Yet another reason to hate Nashville. Not only does the music suck, but the musicians themselves are morons:
Troy Gentry, who pleaded guilty this week in Minnesota to a misdemeanor charge of falsely registering a captive bear as being killed in the wild, said the ordeal has been "a humbling experience."
"I relied on the experts around me for guidance, and I regret that today. Not so much because I was fined and punished, but because it appears that I don't have respect for the law," Gentry, of the hit country singing duo Montgomery Gentry, said Monday in a statement.
"This has been a humbling experience for me, and one which I deeply regret."
Lest anyone thinks these so-called "experts" were ambiguous about exactly what was going on, there's this tidbit from a previous story:
Gentry told the court he bought the bear from Greenly with the understanding they would videotape a hunt inside the bear's enclosure, which was surrounded by an electric fence.
"Lee and I made a deal about harvesting this bear," Gentry testified. They also agreed to report it was killed in the wild 6 miles east of Sandstone instead of on Greenly's property south of the town.
Full disclosure: I've been hunting once. Infrequent commenter MacInFla brought me along several years ago, and I equate the entire experience to taking a 10-hour hike with a rifle slung over my shoulder. Had I seen a deer, I doubt I could've brought myself to shoot (at) it. Nor did I bother with the plentiful goats in the area.
Whatever your feelings about hiding in the trees and shooting an animal with a high-powered rifle that propels a bullet at 3,000 fps, at least most hunters don't go down to the zoo and plug the Malayan sun bear, which is about the degree of difficulty Gentry was working with. He also agreed to lie about the location of the kill, which seems less like "expert guidance" and more like "giving misleading information to the cops."
Under the plea announced Monday, the 39-year-old singer agreed to pay a $15,000 fine, give up hunting, fishing and trapping in Minnesota for five years, and forfeit both the bear's hide and the bow he used to shoot the animal in 2004. The bear, named "Cubby," was killed in a 3-acre private enclosure.

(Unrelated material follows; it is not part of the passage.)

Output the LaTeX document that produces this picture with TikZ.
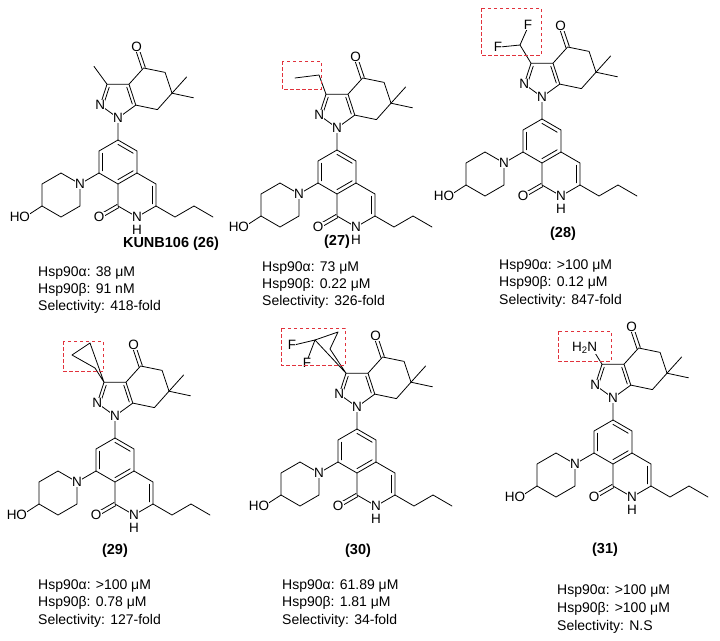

My bad, Gentry was hunting with a bow and arrow, which is how Ted Nugent and the Native Americans did it, after all. Though I doubt a couple of guys with Remington 673s were backing up the Chippewa. They also probably had better names for their bears.
Three acres surrounded by an electric fence. Ah, the cagey resourcefulness of the wily hunter.
Hmm, sure would love to see Hammurabi’s Code enacted here. Throw Gentry into a paddock surrounded by an electric fence, in nothing but his birthday suit. Then, turn in the hungry bear …
But, Michael, Cubby was a mouse. Everone knows you can’t hunt a mouse with a bow. It takes a carving knife.
See, if he’d really been hunting Cubby then it would’ve all worked out.